本城直季提供のジャケット写真も、話の中身といい具合に合ってると思います。俯瞰する感覚や遠い昔を思い出すアングルなんかが。

じいちゃんは知人の顔を代用して(笑)、じいちゃんちの庭やらなにやらは母の実家を想像しながら読みました。少年の五年生はこんな感じだったのかと、懐かしいやら新鮮やら。
面白かったのはやっぱり「ぼく」の台詞や情景描写ですね。仏壇の鐘を鳴らす台詞が笑えました。「ぼくもあとで、チンしていいですか」。レンジのチンじゃないんだからさー(笑)みたいな。

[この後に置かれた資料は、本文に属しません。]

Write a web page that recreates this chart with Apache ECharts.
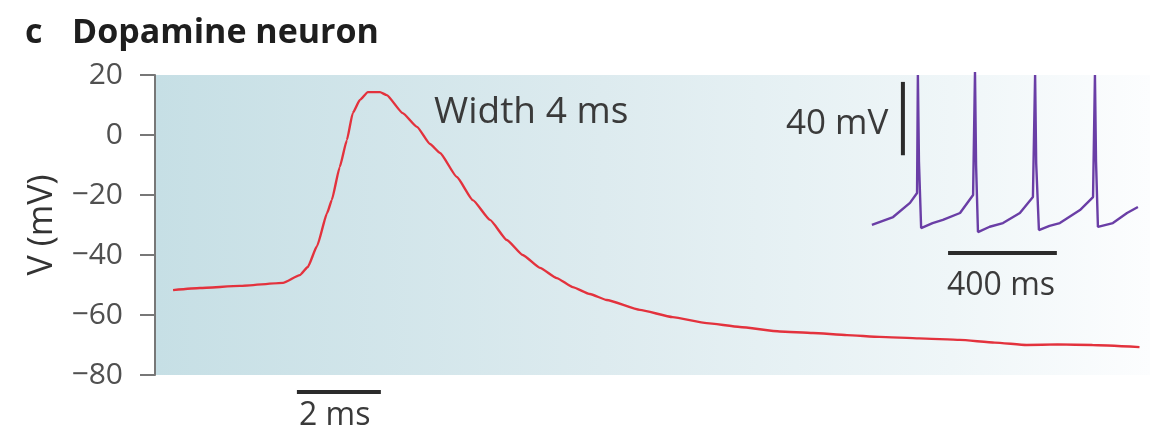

タイトルの「しずかな」はべつのものでもよかったかなーと思います。友達のいなかった去年とは違って、人気者と友達になってじいちゃんちで暮らすことになって……という人生の転機にも関わらず「しずかな」ですか。じゅうぶん劇的でないですか。ちびっこにしたらば。
漫画にすればもう少し楽しみの増える小説ではないかなと思います。
ちなみに青桐ナツで。絵柄は淡々としていてもハートフルに描いてくれそう。
ラストの決めの文章につまづく。 ★★★☆☆
けっこういい場面、いい言葉、いい展開がみられるのに、
最後の文章につまづいた。
映画によくある、輝く幼少期を描き、今では皆大人になり…と
少し冷めた調子のナレーションが入る、そんな作品であるのはわかるが、
「人生は劇的ではない」という最後の文章に「?」となった。
そんな自明の理をラストの一文にする必要があるのか。

ラストの章で「人生は劇的ではないとぼくは思う」と独白が入り、
さらに最後の決めの文として「人生は劇的ではない」とくる。
「人生は劇的ではない」とことさら強調する理由は何なのか。
この素敵な作品をしめくくるにふさわしくないばかりか、
これが最終的に言いたいことかと思うと唖然としてしまう。

作品を通じて語られた人生が、劇的でないというのか。充分に劇的だ。
その後、主人公の男は祖父の家を受け継ぎ、淡々と生きている、
それが劇的でなくてなんだろう。
もっと適切な表現があるだろうに。
『しずかな人生』を支持するもっといい表現が。
中年になれば、そっとしずかに思い出せる日々なのかも。 ★★★★☆
私が通った小学校は、教師の子、医者の子、実業家の子などが多く、当然のように元気な両親の
もとで育っていました。
でも、その小学校を出てもう少し広い世界に目を向けると、いろんな家庭があることを知り、あの
小学校の世界のほうこそ異様に思えました。
世の中、いろんな境遇の小学5年生がいて、それで当たり前ですよね。

「お母さん」がどういう人なのか私はわからずじまいでしたが、夫となる人があっけなく亡くなった
ことを、心のどこかでずっと引きずったまま生きてきたのかもしれません。
そう思うと、彼女のよくわからない感情や生活ぶりもありうるような気がしました。

「おじいさん」と「おじいさんの家」の存在には、本当に救われました。